• Material provided:
========================================================================

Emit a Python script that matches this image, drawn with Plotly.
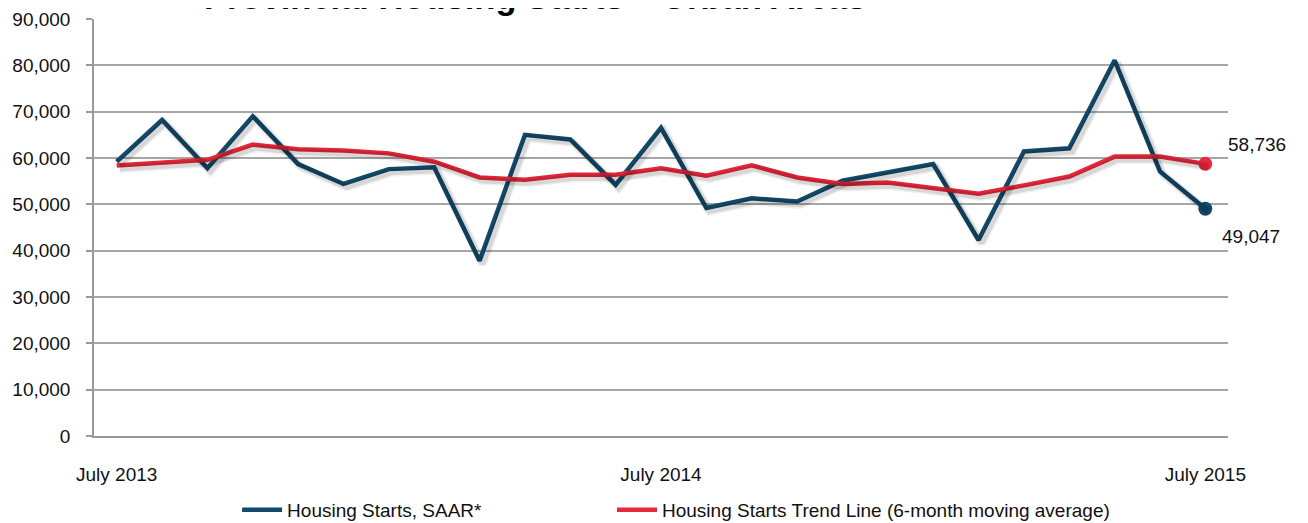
import plotly.graph_objects as go

months = ["Jul 2013", "Aug 2013", "Sep 2013", "Oct 2013", "Nov 2013", "Dec 2013",
          "Jan 2014", "Feb 2014", "Mar 2014", "Apr 2014", "May 2014", "Jun 2014",
          "Jul 2014", "Aug 2014", "Sep 2014", "Oct 2014", "Nov 2014", "Dec 2014",
          "Jan 2015", "Feb 2015", "Mar 2015", "Apr 2015", "May 2015", "Jun 2015",
          "Jul 2015"]
tick_vals = ["Jul 2013", "Jul 2014", "Jul 2015"]
tick_text = ["July 2013", "July 2014", "July 2015"]

starts_saar = [59200, 68200, 57800, 69000, 58700, 54400, 57600, 58000, 37800,
               65000, 64000, 54200, 66500, 49200, 51300, 50600, 55100, 56900,
               58700, 42300, 61400, 62100, 81100, 57100, 49047]
trend_6m = [58400, 59000, 59600, 62900, 61900, 61600, 61000, 59200, 55800,
            55300, 56400, 56400, 57800, 56200, 58400, 55800, 54400, 54700,
            53400, 52300, 54100, 56000, 60300, 60300, 58736]

BLUE = "#134A6A"
RED = "#E8283B"
FONT = "Arial, Liberation Sans, sans-serif"

fig = go.Figure()

# soft drop shadows on an overlaid, slightly offset axis pair
cat_px = 1134 / 25.0
dx = 3 / cat_px
dy = 3 * 90000 / 417.0
for series in (starts_saar, trend_6m):
    for w, a in ((9, 0.06), (6, 0.10)):
        fig.add_trace(go.Scatter(x=months, y=series, mode="lines", xaxis="x2", yaxis="y2",
                                 line=dict(color=f"rgba(0,0,0,{a})", width=w),
                                 showlegend=False, hoverinfo="skip"))

fig.add_trace(go.Scatter(x=months, y=starts_saar, mode="lines",
                         name="Housing Starts, SAAR*", legend="legend",
                         line=dict(color=BLUE, width=4.5)))
fig.add_trace(go.Scatter(x=months, y=trend_6m, mode="lines",
                         name="Housing Starts Trend Line (6-month moving average)",
                         legend="legend2",
                         line=dict(color=RED, width=4.5)))
# end markers
fig.add_trace(go.Scatter(x=months[-1:], y=starts_saar[-1:], mode="markers",
                         marker=dict(color=BLUE, size=14), showlegend=False))
fig.add_trace(go.Scatter(x=months[-1:], y=trend_6m[-1:], mode="markers",
                         marker=dict(color=RED, size=14), showlegend=False))

fig.add_annotation(x=months[-1], y=trend_6m[-1], xref="x", yref="y",
                   text=f"{trend_6m[-1]:,}", showarrow=False, xanchor="left",
                   xshift=21, yshift=19, font=dict(family=FONT, size=19, color="#111"))
fig.add_annotation(x=months[-1], y=starts_saar[-1], xref="x", yref="y",
                   text=f"{starts_saar[-1]:,}", showarrow=False, xanchor="left",
                   xshift=15, yshift=-28, font=dict(family=FONT, size=19, color="#111"))

fig.add_annotation(x=0.389, y=1, xref="paper", yref="paper", yanchor="middle",
                   yshift=22, text="<b>Provincial Housing Starts – Urban Areas</b>",
                   showarrow=False, font=dict(family=FONT, size=34.5, color="#000"))

leg_common = dict(orientation="h", yanchor="middle", xanchor="left", y=-0.177,
                  font=dict(family=FONT, size=19, color="#111"),
                  bgcolor="rgba(0,0,0,0)", itemwidth=40)

# the page body adds an 8px offset; margins compensate for it
fig.update_layout(
    width=1308, height=523,
    margin=dict(l=86, r=88, t=11, b=95, autoexpand=False),
    paper_bgcolor="white", plot_bgcolor="white",
    font=dict(family=FONT, size=19, color="#111"),
    showlegend=True,
    legend=dict(x=0.1262, **leg_common),
    legend2=dict(x=0.4568, **leg_common),
    xaxis=dict(type="category", categoryorder="array", categoryarray=months,
               range=[-0.5, 24.5], tickvals=tick_vals, ticktext=tick_text,
               showgrid=False, showline=True, linecolor="#999", linewidth=1.5,
               ticks="", ticklabelstandoff=20, zeroline=False, automargin=False,
               tickfont=dict(family=FONT, size=19, color="#111")),
    yaxis=dict(range=[0, 90000], dtick=10000, tickformat=",d",
               showgrid=True, gridcolor="#A6A6A6", gridwidth=1.5,
               showline=True, linecolor="#999", linewidth=1.5,
               ticks="outside", ticklen=6, tickcolor="#999", tickwidth=1.5,
               ticklabelstandoff=12, zeroline=False, automargin=False,
               tickfont=dict(family=FONT, size=19, color="#111")),
    xaxis2=dict(type="category", categoryorder="array", categoryarray=months,
                range=[-0.5 - dx, 24.5 - dx], overlaying="x", visible=False),
    yaxis2=dict(range=[0 + dy, 90000 + dy], overlaying="y", visible=False),
)

fig.write_html("out.html")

========================================================================

• What to do:
Reproduce all of the data exactly; the pictures do not belong in the copy.

• The response:
Emit a Python script that matches this image, drawn with Plotly.
import plotly.graph_objects as go

months = ["Jul 2013", "Aug 2013", "Sep 2013", "Oct 2013", "Nov 2013", "Dec 2013",
          "Jan 2014", "Feb 2014", "Mar 2014", "Apr 2014", "May 2014", "Jun 2014",
          "Jul 2014", "Aug 2014", "Sep 2014", "Oct 2014", "Nov 2014", "Dec 2014",
          "Jan 2015", "Feb 2015", "Mar 2015", "Apr 2015", "May 2015", "Jun 2015",
          "Jul 2015"]
tick_vals = ["Jul 2013", "Jul 2014", "Jul 2015"]
tick_text = ["July 2013", "July 2014", "July 2015"]

starts_saar = [59200, 68200, 57800, 69000, 58700, 54400, 57600, 58000, 37800,
               65000, 64000, 54200, 66500, 49200, 51300, 50600, 55100, 56900,
               58700, 42300, 61400, 62100, 81100, 57100, 49047]
trend_6m = [58400, 59000, 59600, 62900, 61900, 61600, 61000, 59200, 55800,
            55300, 56400, 56400, 57800, 56200, 58400, 55800, 54400, 54700,
            53400, 52300, 54100, 56000, 60300, 60300, 58736]

BLUE = "#134A6A"
RED = "#E8283B"
FONT = "Arial, Liberation Sans, sans-serif"

fig = go.Figure()

# soft drop shadows on an overlaid, slightly offset axis pair
cat_px = 1134 / 25.0
dx = 3 / cat_px
dy = 3 * 90000 / 417.0
for series in (starts_saar, trend_6m):
    for w, a in ((9, 0.06), (6, 0.10)):
        fig.add_trace(go.Scatter(x=months, y=series, mode="lines", xaxis="x2", yaxis="y2",
                                 line=dict(color=f"rgba(0,0,0,{a})", width=w),
                                 showlegend=False, hoverinfo="skip"))

fig.add_trace(go.Scatter(x=months, y=starts_saar, mode="lines",
                         name="Housing Starts, SAAR*", legend="legend",
                         line=dict(color=BLUE, width=4.5)))
fig.add_trace(go.Scatter(x=months, y=trend_6m, mode="lines",
                         name="Housing Starts Trend Line (6-month moving average)",
                         legend="legend2",
                         line=dict(color=RED, width=4.5)))
# end markers
fig.add_trace(go.Scatter(x=months[-1:], y=starts_saar[-1:], mode="markers",
                         marker=dict(color=BLUE, size=14), showlegend=False))
fig.add_trace(go.Scatter(x=months[-1:], y=trend_6m[-1:], mode="markers",
                         marker=dict(color=RED, size=14), showlegend=False))

fig.add_annotation(x=months[-1], y=trend_6m[-1], xref="x", yref="y",
                   text=f"{trend_6m[-1]:,}", showarrow=False, xanchor="left",
                   xshift=21, yshift=19, font=dict(family=FONT, size=19, color="#111"))
fig.add_annotation(x=months[-1], y=starts_saar[-1], xref="x", yref="y",
                   text=f"{starts_saar[-1]:,}", showarrow=False, xanchor="left",
                   xshift=15, yshift=-28, font=dict(family=FONT, size=19, color="#111"))

fig.add_annotation(x=0.389, y=1, xref="paper", yref="paper", yanchor="middle",
                   yshift=22, text="<b>Provincial Housing Starts – Urban Areas</b>",
                   showarrow=False, font=dict(family=FONT, size=34.5, color="#000"))

leg_common = dict(orientation="h", yanchor="middle", xanchor="left", y=-0.177,
                  font=dict(family=FONT, size=19, color="#111"),
                  bgcolor="rgba(0,0,0,0)", itemwidth=40)

# the page body adds an 8px offset; margins compensate for it
fig.update_layout(
    width=1308, height=523,
    margin=dict(l=86, r=88, t=11, b=95, autoexpand=False),
    paper_bgcolor="white", plot_bgcolor="white",
    font=dict(family=FONT, size=19, color="#111"),
    showlegend=True,
    legend=dict(x=0.1262, **leg_common),
    legend2=dict(x=0.4568, **leg_common),
    xaxis=dict(type="category", categoryorder="array", categoryarray=months,
               range=[-0.5, 24.5], tickvals=tick_vals, ticktext=tick_text,
               showgrid=False, showline=True, linecolor="#999", linewidth=1.5,
               ticks="", ticklabelstandoff=20, zeroline=False, automargin=False,
               tickfont=dict(family=FONT, size=19, color="#111")),
    yaxis=dict(range=[0, 90000], dtick=10000, tickformat=",d",
               showgrid=True, gridcolor="#A6A6A6", gridwidth=1.5,
               showline=True, linecolor="#999", linewidth=1.5,
               ticks="outside", ticklen=6, tickcolor="#999", tickwidth=1.5,
               ticklabelstandoff=12, zeroline=False, automargin=False,
               tickfont=dict(family=FONT, size=19, color="#111")),
    xaxis2=dict(type="category", categoryorder="array", categoryarray=months,
                range=[-0.5 - dx, 24.5 - dx], overlaying="x", visible=False),
    yaxis2=dict(range=[0 + dy, 90000 + dy], overlaying="y", visible=False),
)

fig.write_html("out.html")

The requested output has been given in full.